- [EXERCISE TASK] Write the data below out exactly as it stands. Do not include the pictures.

- [DATA LINES]
— START —

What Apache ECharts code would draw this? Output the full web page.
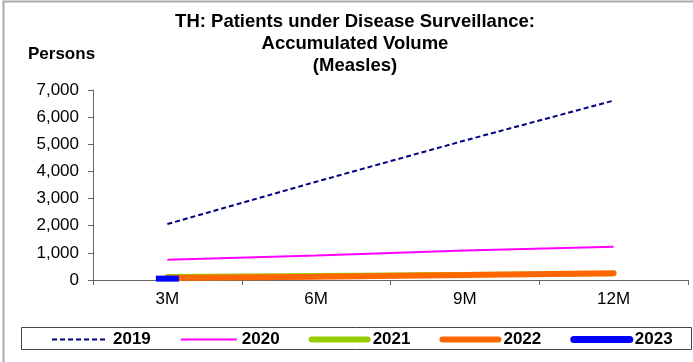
<!DOCTYPE html>
<html>
<head>
<meta charset="utf-8">
<script src="https://cdn.jsdelivr.net/npm/echarts@6/dist/echarts.min.js"></script>
<style>
  html, body { margin: 0; padding: 0; background: #fff; }
  #main { width: 693px; height: 362px; }
</style>
</head>
<body>
<div id="main"></div>
<script>
// accumulated patients per quarter
var periods = ["3M", "6M", "9M", "12M"];
var y2019 = [2060, 3620, 5140, 6610];
var y2020 = [748, 900, 1090, 1227];
var y2021 = [130, 170, 200, 230];
var y2022 = [70, 120, 180, 250];
var y2023 = [50];
var yTicks = [0, 1000, 2000, 3000, 4000, 5000, 6000, 7000];

var font = "Liberation Sans, Arial, sans-serif";
var chart = echarts.init(document.getElementById("main"));

chart.setOption({
  animation: false,
  textStyle: { fontFamily: font },
  title: {
    text: "TH: Patients under Disease Surveillance:\nAccumulated Volume\n(Measles)",
    left: 350,
    textAlign: "center",
    top: 6,
    textStyle: { fontSize: 18.5, fontWeight: "bold", color: "#000", lineHeight: 22, fontFamily: font }
  },
  legend: {
    left: 46,
    top: 326,
    itemWidth: 56,
    itemHeight: 14,
    itemGap: 29,
    itemStyle: { opacity: 0 },
    textStyle: { fontSize: 17, fontWeight: "bold", color: "#000", fontFamily: font },
    data: [
      { name: "2019", lineStyle: { width: 2 } },
      { name: "2020", lineStyle: { width: 2 } },
      { name: "2021", lineStyle: { width: 6, cap: "round" } },
      { name: "2022", lineStyle: { width: 6, cap: "round" } },
      { name: "2023", lineStyle: { width: 7, cap: "round" } }
    ]
  },
  grid: { left: 93, right: 5, top: 90, bottom: 82 },
  xAxis: {
    type: "category",
    data: periods,
    boundaryGap: true,
    axisLine: { lineStyle: { color: "#666", width: 1 } },
    axisTick: { show: true, length: 5, lineStyle: { color: "#666" } },
    axisLabel: { color: "#000", fontSize: 17, margin: 11, fontFamily: font }
  },
  yAxis: {
    type: "value",
    min: yTicks[0],
    max: yTicks[yTicks.length - 1],
    interval: 1000,
    splitLine: { show: false },
    axisLine: { show: true, lineStyle: { color: "#666", width: 1 } },
    axisTick: { show: true, length: 5, lineStyle: { color: "#666" } },
    axisLabel: {
      color: "#000", fontSize: 17, margin: 14, fontFamily: font,
      formatter: function (v) { return v.toLocaleString("en-US"); }
    }
  },
  graphic: [
    {
      type: "rect",
      shape: { x: 3.5, y: 1.5, width: 720, height: 400 },
      style: { fill: "none", stroke: "#aaa", lineWidth: 2 },
      silent: true
    },
    {
      type: "rect",
      shape: { x: 21.5, y: 327.5, width: 670, height: 22 },
      style: { fill: "none", stroke: "#444", lineWidth: 1 },
      silent: true
    },
    {
      type: "text",
      left: 28,
      top: 46,
      style: { text: "Persons", font: "bold 17px " + font, fill: "#000" }
    }
  ],
  series: [
    {
      name: "2019", type: "line", data: y2019, symbol: "none",
      lineStyle: { color: "#000080", width: 2, type: [5, 3] },
      itemStyle: { color: "#000080" }
    },
    {
      name: "2020", type: "line", data: y2020, symbol: "none",
      lineStyle: { color: "#ff00ff", width: 2 },
      itemStyle: { color: "#ff00ff" }
    },
    {
      name: "2021", type: "line", data: y2021, symbol: "none",
      lineStyle: { color: "#99cc00", width: 5, cap: "round" },
      itemStyle: { color: "#99cc00" }
    },
    {
      name: "2022", type: "line", data: y2022, symbol: "none",
      lineStyle: { color: "#ff6600", width: 6, cap: "round" },
      itemStyle: { color: "#ff6600" }
    },
    {
      name: "2023", type: "line", data: y2023,
      symbol: "rect", symbolSize: [23, 6], showSymbol: true,
      lineStyle: { color: "#0000ff", width: 6, cap: "round" },
      itemStyle: { color: "#0000ff" }
    }
  ]
});
</script>
</body>
</html>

— END —

- [OUTPUT OF THE TASK]
What Apache ECharts code would draw this? Output the full web page.
<!DOCTYPE html>
<html>
<head>
<meta charset="utf-8">
<script src="https://cdn.jsdelivr.net/npm/echarts@6/dist/echarts.min.js"></script>
<style>
  html, body { margin: 0; padding: 0; background: #fff; }
  #main { width: 693px; height: 362px; }
</style>
</head>
<body>
<div id="main"></div>
<script>
// accumulated patients per quarter
var periods = ["3M", "6M", "9M", "12M"];
var y2019 = [2060, 3620, 5140, 6610];
var y2020 = [748, 900, 1090, 1227];
var y2021 = [130, 170, 200, 230];
var y2022 = [70, 120, 180, 250];
var y2023 = [50];
var yTicks = [0, 1000, 2000, 3000, 4000, 5000, 6000, 7000];

var font = "Liberation Sans, Arial, sans-serif";
var chart = echarts.init(document.getElementById("main"));

chart.setOption({
  animation: false,
  textStyle: { fontFamily: font },
  title: {
    text: "TH: Patients under Disease Surveillance:\nAccumulated Volume\n(Measles)",
    left: 350,
    textAlign: "center",
    top: 6,
    textStyle: { fontSize: 18.5, fontWeight: "bold", color: "#000", lineHeight: 22, fontFamily: font }
  },
  legend: {
    left: 46,
    top: 326,
    itemWidth: 56,
    itemHeight: 14,
    itemGap: 29,
    itemStyle: { opacity: 0 },
    textStyle: { fontSize: 17, fontWeight: "bold", color: "#000", fontFamily: font },
    data: [
      { name: "2019", lineStyle: { width: 2 } },
      { name: "2020", lineStyle: { width: 2 } },
      { name: "2021", lineStyle: { width: 6, cap: "round" } },
      { name: "2022", lineStyle: { width: 6, cap: "round" } },
      { name: "2023", lineStyle: { width: 7, cap: "round" } }
    ]
  },
  grid: { left: 93, right: 5, top: 90, bottom: 82 },
  xAxis: {
    type: "category",
    data: periods,
    boundaryGap: true,
    axisLine: { lineStyle: { color: "#666", width: 1 } },
    axisTick: { show: true, length: 5, lineStyle: { color: "#666" } },
    axisLabel: { color: "#000", fontSize: 17, margin: 11, fontFamily: font }
  },
  yAxis: {
    type: "value",
    min: yTicks[0],
    max: yTicks[yTicks.length - 1],
    interval: 1000,
    splitLine: { show: false },
    axisLine: { show: true, lineStyle: { color: "#666", width: 1 } },
    axisTick: { show: true, length: 5, lineStyle: { color: "#666" } },
    axisLabel: {
      color: "#000", fontSize: 17, margin: 14, fontFamily: font,
      formatter: function (v) { return v.toLocaleString("en-US"); }
    }
  },
  graphic: [
    {
      type: "rect",
      shape: { x: 3.5, y: 1.5, width: 720, height: 400 },
      style: { fill: "none", stroke: "#aaa", lineWidth: 2 },
      silent: true
    },
    {
      type: "rect",
      shape: { x: 21.5, y: 327.5, width: 670, height: 22 },
      style: { fill: "none", stroke: "#444", lineWidth: 1 },
      silent: true
    },
    {
      type: "text",
      left: 28,
      top: 46,
      style: { text: "Persons", font: "bold 17px " + font, fill: "#000" }
    }
  ],
  series: [
    {
      name: "2019", type: "line", data: y2019, symbol: "none",
      lineStyle: { color: "#000080", width: 2, type: [5, 3] },
      itemStyle: { color: "#000080" }
    },
    {
      name: "2020", type: "line", data: y2020, symbol: "none",
      lineStyle: { color: "#ff00ff", width: 2 },
      itemStyle: { color: "#ff00ff" }
    },
    {
      name: "2021", type: "line", data: y2021, symbol: "none",
      lineStyle: { color: "#99cc00", width: 5, cap: "round" },
      itemStyle: { color: "#99cc00" }
    },
    {
      name: "2022", type: "line", data: y2022, symbol: "none",
      lineStyle: { color: "#ff6600", width: 6, cap: "round" },
      itemStyle: { color: "#ff6600" }
    },
    {
      name: "2023", type: "line", data: y2023,
      symbol: "rect", symbolSize: [23, 6], showSymbol: true,
      lineStyle: { color: "#0000ff", width: 6, cap: "round" },
      itemStyle: { color: "#0000ff" }
    }
  ]
});
</script>
</body>
</html>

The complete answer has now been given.